Understandably, Harry and Suzy are worried. She wonders if she should sell her house. No, Moran says. The direct cost without repairs is just their mortgage at $1,136 per month. They could not rent for much less. Keep the house, he advises. Moreover, and we have to be frank about this, were Harry to pass away before he turns 71, life insurance would provide funds nearly sufficient to pay off her mortgage and add $371 per month in addition to the current payments with no taxes and all utilities covered. If Suzy can eliminate a lot of unnecessary expenses, especially debt service costs outside of the mortgage, she could live in the house in retirement with a fair amount of financial security, Moran notes.
 
Debt management is not a distant need.

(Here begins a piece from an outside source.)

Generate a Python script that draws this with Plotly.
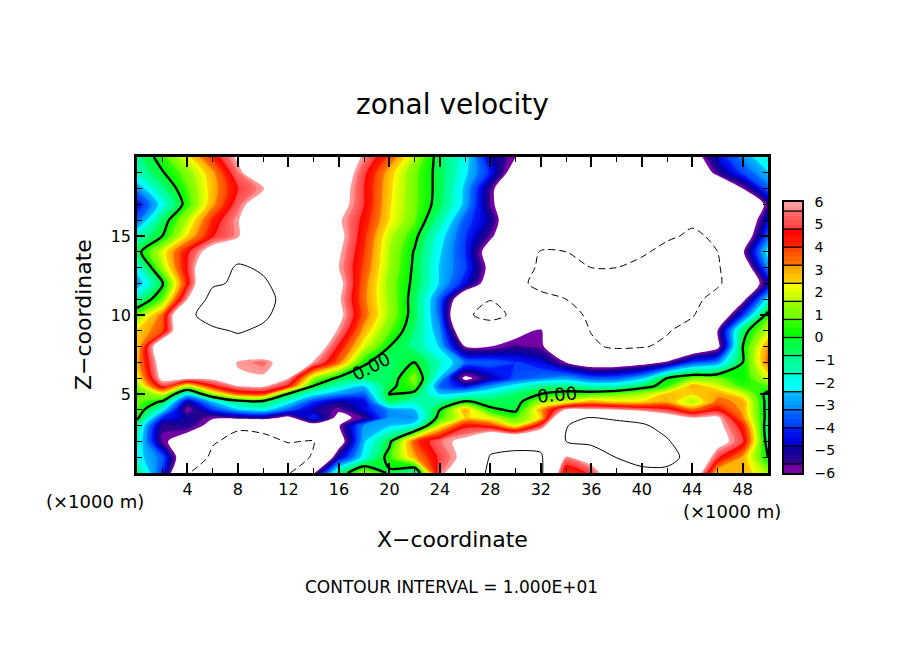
import numpy as np
import plotly.graph_objects as go

x_km = list(range(0, 52, 2))
z_km = [0, 1, 2, 3, 3.5, 4, 4.5, 5, 5.5, 6, 7, 8, 9, 10, 11, 12, 13, 14, 15, 16, 17, 18, 19, 20]

# zonal velocity, one row per z level
u_z00 = [-0.7, -4, -9.9, -11, -11, -11, -10.3, -6.2, -0.8, 1.5, -0.2, -1.5, 5.5, 8, 10.5, 11, 10.5, 3.8, 5, 8, 9.3, 9.3, 8, 2.5, 3, 1.5]
u_z01 = [-2, -3.5, -8, -10.5, -11, -11, -11, -9.8, -4.8, -2, 0.5, 3, 5, 6.5, 10.2, 10.5, 10.3, 5.8, 7, 10.1, 11, 11, 9, 5, 3, 0]
u_z02 = [-1.5, -5.7, -7, -9.8, -10.6, -10.5, -9.9, -10.1, -7, -2.5, -0.3, 3.8, 5.5, 6.5, 9, 9.3, 9.3, 10, 11, 11, 10.8, 10.3, 8, 6.8, 5, -0.6]
u_z03 = [-1, -5.5, -5.2, -6.5, -9.7, -9.5, -6.8, -6.8, -6.1, -3, -2.5, -2, 2, 4.5, 4, 2, 5, 9.9, 11, 11, 10.4, 9, 7, 6.5, 4.3, -0.8]
u_z035 = [0.3, -4, -5, -5.9, -5.5, -5.2, -6.5, -4, -6.5, -5.5, -3, -3, 0.5, 2.5, 2, 0.7, 2.5, 9.5, 10.1, 9.5, 9, 7, 6, 6.3, 3.3, -0.5]
u_z04 = [0.8, -2, -6, -4, -2.5, -2, -3.5, -5, -5.8, -4.5, -3, -2.5, 0, 3, 0.2, -0.2, 3, 6.2, 6.2, 6, 5.5, 5, 3.5, 4.5, 3, -0.5]
u_z045 = [1, -0.2, -5, -2.5, -0.7, -0.5, -2, -4, -5, -4.5, -0.6, -1.5, -1, 0.2, -0.4, -0.5, 1.5, 2, 3, 2.5, 2.5, 3, 1.5, 3.5, 3, -0.5]
u_z05 = [0.5, 2, -2, 1.5, 3.7, 4, -0.2, -2, -3, -3.5, 0.05, -0.4, -2.5, -2, -1.5, -0.7, 0, 0.5, 0.6, 1, 1.5, 2.7, 2.5, 3, 2, -0.4]
u_z055 = [1.2, 5, 1.8, 4.5, 6, 6.2, 4.5, -0.1, -1.5, -2.5, -0.3, 0.8, -3.5, -4.5, -3, -2, -1, -1, -1.5, -1.5, -0.5, 0.5, 3, 2, 0.5, 0.8]
u_z06 = [2, 6.5, 6.3, 6.3, 6.2, 6.2, 6, 1.5, -0.3, -0.8, -0.7, 1.2, -2.5, -6.4, -5, -3.7, -3.2, -2.8, -3.6, -3.5, -2.6, 0, 1, 1, 0.1, 2]
u_z07 = [2.8, 7, 9, 7.5, 5.9, 5.4, 7, 5.9, 3.5, 0.2, -0.8, 0.05, -1.5, -3.3, -3.5, -4, -4.5, -6, -7, -7, -6.6, -5.8, -3.8, -3, 0, 3.5]
u_z08 = [2.4, 8, 9.5, 9, 9, 8.5, 8, 7.4, 4.6, 2, 0, -1, -2.5, -6, -6, -5.5, -5.8, -7.5, -9.6, -10.4, -10.2, -9.5, -8, -6.5, 0, 3.2]
u_z09 = [2.5, 3.8, 9, 9.6, 10.2, 9.6, 8.5, 8, 5.8, 2.9, 0.9, -0.8, -3, -8, -8, -6.5, -5.8, -8.5, -10.1, -11, -11, -10.2, -9, -6, -0.5, 1.8]
u_z10 = [1, 3.5, 9.5, 11, 11, 10.4, 9, 8, 6.5, 3.6, 1.4, -0.5, -3.5, -9.5, -11, -9.4, -8, -9, -10.5, -11, -11.3, -11, -10.2, -8, -4, 0.5]
u_z11 = [-1.2, 0.9, 6, 11.5, 12, 10.5, 9.5, 8, 6.2, 3.4, 1.4, -0.5, -3.5, -8, -9.9, -9.2, -9.5, -10, -11, -11.5, -11.5, -11.3, -10.8, -9, -6.5, -2]
u_z12 = [-3, -0.2, 4.4, 9.5, 10.5, 10.3, 9, 8, 6.5, 3.5, 1.3, -0.3, -2.5, -4.4, -7, -9.5, -10.5, -11, -11.5, -11.5, -11.5, -11.5, -11, -10.4, -8, -5]
u_z13 = [-2, 1.5, 4.8, 8.7, 10.3, 9.7, 9, 8.5, 6, 3.8, 1.5, -0.2, -2.5, -3.8, -6.5, -9, -10.3, -10.3, -10, -10, -10.4, -11, -11.2, -10.3, -7.5, -3]
u_z14 = [-0.4, 2, 4.6, 7, 9, 9.5, 9.5, 9, 6.2, 4, 1.6, -0.1, -2.3, -4, -7, -9, -10.1, -10, -9.7, -9.6, -9.8, -10.4, -10.8, -10, -6.2, -2]
u_z15 = [-1.5, 0, 2.5, 4.7, 5.8, 8, 9.5, 9.5, 6.5, 4.2, 1.8, 0.3, -2, -3.9, -5.7, -8, -9, -9.2, -9.3, -9.4, -9.6, -9.8, -10.2, -9.8, -7.5, -3.5]
u_z16 = [-3.5, -0.6, 1.7, 4.2, 5.9, 8, 9.5, 9.5, 6.2, 4.5, 2.4, 0.9, -1.2, -3.6, -5, -8, -9, -9.2, -9.3, -9.4, -9.5, -9.6, -9.8, -9.5, -8, -4.5]
u_z17 = [-4.5, -2, 0.5, 3, 5.3, 7.5, 9.5, 9.5, 6.8, 4.8, 2.5, 1, -0.5, -2.7, -5.6, -8, -8.6, -9, -9.2, -9.4, -9.5, -9.5, -9.3, -9, -8.5, -5.5]
u_z18 = [-3, -1, 0.8, 2.8, 4.8, 5.9, 9, 9.5, 7, 4.8, 2.6, 1, -0.4, -2.6, -5.5, -8.5, -8.8, -9, -9.2, -9.4, -9.5, -9.5, -9, -8.5, -6, -3.5]
u_z19 = [-1.5, -0.1, 1.2, 3, 5.5, 8, 9.5, 9.5, 7.5, 5, 2.8, 1, -0.4, -2.2, -4.2, -7, -8.5, -9, -9.2, -9.3, -9.3, -9, -8, -5.5, -3.8, -2.5]
u_z20 = [-1, 0.5, 2.2, 4.2, 6.3, 9, 9.5, 9.5, 8, 5.7, 3.8, 1.6, -0.5, -2, -4.8, -6, -8, -9, -9.5, -9.5, -9.5, -9, -7, -4.5, -3, -1.5]

u_rows = [u_z00, u_z01, u_z02, u_z03, u_z035, u_z04, u_z045, u_z05, u_z055, u_z06, u_z07, u_z08,
          u_z09, u_z10, u_z11, u_z12, u_z13, u_z14, u_z15, u_z16, u_z17, u_z18, u_z19, u_z20]

x_ticks = [4, 8, 12, 16, 20, 24, 28, 32, 36, 40, 44, 48]
z_ticks = [5, 10, 15]
bar_ticks = [-6, -5, -4, -3, -2, -1, 0, 1, 2, 3, 4, 5, 6]
bar_edges = [-6, -5.6, -4.8, -4, -3.2, -2.4, -1.6, -0.8, 0, 0.8, 1.6, 2.4, 3.2, 4, 4.8, 5.6, 6]

color_vals = [-6, -5.6, -5.5, -4.8, -4.7, -4, -3.9, -3.2, -3.1, -2.4, -2.3, -1.6, -1.5, -0.8, -0.7, 0,
              0.1, 0.8, 0.9, 1.6, 1.7, 2.4, 2.5, 3.2, 3.3, 4, 4.1, 4.8, 4.9, 5.6, 5.7, 6]
color_hex = ['#7a00a8', '#6a00a0', '#300090', '#0000a0', '#0000d0', '#0020ff', '#0040ff', '#0070ff',
             '#0090ff', '#00c0ff', '#00ffff', '#00ffdd', '#00ffb0', '#00ff90', '#00ff60', '#00ff30',
             '#00ff00', '#40ff00', '#70ff00', '#a0ff00', '#c0ff00', '#ffff00', '#ffd000', '#ffa000',
             '#ff7000', '#ff4000', '#ff2000', '#ff0000', '#ff4040', '#ff7070', '#ff9090', '#ffa0a0']

FONT = 'DejaVu Sans'
W, H = 904, 654
PAGE = 8  # the page body margin pushes the figure right and down
step = 0.2
low, high = -6 - step / 2, 6 + step / 2


def fx(px):
    return (px - PAGE) / W


def fy(py):
    return 1 - (py - PAGE) / H


# white outside +-6, the contour fill picks the colour at level + step/2
colorscale = [[0, 'white']]
for v, c in zip(color_vals, color_hex):
    colorscale.append([(v - low) / (high - low), c])
colorscale.append([1, 'white'])

fig = go.Figure()

fig.add_trace(go.Contour(x=x_km, z=u_rows, y=z_km, colorscale=colorscale, showscale=False,
                         autocontour=False, contours=dict(start=-6, end=6, size=step, coloring='fill'),
                         line=dict(width=0, smoothing=0.8), hoverinfo='skip'))

# contour lines, interval 10: dashed below zero
for level, width, dash in [(0, 2.4, 'solid'), (10, 1, 'solid'), (-10, 1, '7px,4px')]:
    fig.add_trace(go.Contour(x=x_km, y=z_km, z=u_rows, showscale=False, autocontour=False,
                             contours=dict(start=level, end=level, size=1, coloring='none'),
                             line=dict(color='black', width=width, dash=dash, smoothing=0.8),
                             hoverinfo='skip'))

# colour bar as its own little heatmap
bar_mids = np.arange(-5.9, 6, step)
fig.add_trace(go.Heatmap(x=[0], y=bar_mids, z=[[v] for v in bar_mids], colorscale=colorscale,
                         zmin=low, zmax=high, showscale=False, xaxis='x2', yaxis='y2', hoverinfo='skip'))

axis_style = dict(showgrid=False, zeroline=False, showline=True, linecolor='black', linewidth=2.5,
                  mirror='ticks', ticks='inside', tickcolor='black', tickwidth=2, automargin=False,
                  tickfont=dict(family=FONT, size=16, color='black'))

fig.update_layout(
    width=W, height=H, autosize=False, showlegend=False,
    paper_bgcolor='white', plot_bgcolor='white',
    margin=dict(l=0, r=0, t=0, b=0),
    xaxis=dict(domain=[fx(137), fx(768)], range=[0, 50], tickmode='array', tickvals=x_ticks, ticklen=10,
               minor=dict(ticks='inside', tickmode='array', tickvals=list(range(2, 50, 4)), ticklen=5,
                          tickwidth=1, tickcolor='black'), **axis_style),
    yaxis=dict(domain=[fy(473), fy(157)], range=[0, 20], tickmode='array', tickvals=z_ticks, ticklen=8,
               minor=dict(ticks='inside', tickmode='array',
                          tickvals=[v for v in range(1, 20) if v % 5], ticklen=5,
                          tickwidth=1, tickcolor='black'), **axis_style),
    xaxis2=dict(domain=[fx(784), fx(802)], range=[-0.5, 0.5], showticklabels=False, ticks='', showgrid=False,
                zeroline=False, showline=True, linecolor='black', linewidth=1.5, mirror=True, anchor='y2',
                automargin=False),
    yaxis2=dict(domain=[fy(473), fy(202)], range=[-6, 6], side='right', anchor='x2', tickmode='array',
                tickvals=bar_ticks, ticktext=[str(v).replace('-', '\u2212') for v in bar_ticks], ticks='',
                showgrid=False, zeroline=False, showline=True, linecolor='black', linewidth=1.5, mirror=True,
                tickfont=dict(family=FONT, size=14, color='black'), ticklabelstandoff=8, automargin=False),
)

for edge in bar_edges[1:-1]:
    fig.add_shape(type='line', xref='x2', yref='y2', x0=-0.5, x1=0.5, y0=edge, y1=edge,
                  line=dict(color='black', width=1.3))

labels = [
    ('zonal velocity', 452, 104, 28, 0),
    ('X\u2212coordinate', 452, 539, 22, 0),
    ('Z\u2212coordinate', 83, 315, 22, -90),
    ('CONTOUR INTERVAL = 1.000E+01', 451, 587, 17, 0),
    ('(\u00d71000 m)', 95, 501, 18, 0),
    ('(\u00d71000 m)', 732, 511, 18, 0),
    ('0.00', 371, 366, 18, -27),
    ('0.00', 557, 394, 18, -5),
]
for text, px, py, size, angle in labels:
    fig.add_annotation(text=text, xref='paper', yref='paper', x=fx(px), y=fy(py), showarrow=False,
                       xanchor='center', yanchor='middle', textangle=angle,
                       font=dict(family=FONT, size=size, color='black'))

fig.write_html("out.html")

It is here and pressing. The couple’s income is stressed by the high cost of feeding two teenagers. One of their two cars has to go. They spend $1,400 per month on groceries, $200 a month for cell phones, $500 for entertainment, $494 for two car loans, $250 for car repairs and gas and $370 monthly insurance for two cars and their home. It’s a huge outlay considering the income which supports these bills. There must be cuts, Moran says. If one car is sold for perhaps $10,000, the cash could pay off one car loan. That would eliminate about $250 of monthly car loan costs, $185 of insurance costs and another and $100 in fuel and repairs. Total savings would be $535 per month.
 
The kids can have jobs and pay for their own phones, saving $100 a month, $400 of entertainment should be ended and $500 could be saved on food. That’s a potential $1,535 of cuts each month. There are no education savings. The kids will need jobs or scholarships for post-secondary education.
 
The Balance Sheet
 
Next, consolidate loans. They owe $15,100 on credit cards and on an unsecured line of credit. If they can get a secured line of credit through their bank, they could save $300 dollars in monthly interest. That would bring total monthly savings to $1,835 and spending to $3,883 per month.
 
In retirement, the couple will have most of its security tied to Harry’s life insurance policies. If he dies before 71, his corporate disability policy will pay $220,000, which is almost enough to pay off the mortgage. However, one policy for $100,000 expires at age 71.
 
Retirement Income
 
Suzy has $51,160 in her RRSP. If it grows at 3 per cent over inflation for the next five years to her age 65 with no further contributions, it will become $59,310 and, if spent over the next 25 years, it would generate taxable income of $3,350 per year.
 
If Harry dies, CPP will pay 60 per cent of his disability and Suzy’s CPP to a maximum of $13,600 per year. The exact amount will depend on when he passes away. There are several variables, so we’ll discount the maximum and estimate that she will have $9,000 from CPP at 60. Her Old Age Security at age 65 based on years resident in Canada after age 18 would be about $6,000 per year, and RRSP payments starting, as noted, at 65 would add up to $3,350. Harry would get $7,210 per year from OAS at current rates. There would be $10,800 annual rent from the basement apartment. Total income — $36,360 per year before tax while Harry is alive.
 
Suzy’s income would be too high for the Guaranteed Income Supplement. The threshold is $18,096 in 2018, but she might get GST rebates. If eligible income is split, family disposable income based on pension, disability and age credits and no tax would be $3,030 per month. Suzy would have to supplement it in order to support monthly expenses that would be about $3,883 with the kids gone and many personal expenses reduced. Her early start to taking CPP at 60 means a 36 per cent cut in her benefits for the rest of her life. She would need to work a few years part time to close the $853 monthly gap.
 
The largest expense will be the mortgage. Suzy will be 85 when it is paid off. They could try to refinance or borrow against their home equity, but anything more than a secured line of credit to consolidate other loans would be unwise.
 
Still, if Suzy can cut costs and work into her early 70s, she should be able to stay in her house and live much as she does now. The sooner costs can be cut, the more secure she will be. “The initiative is hers,” Moran says.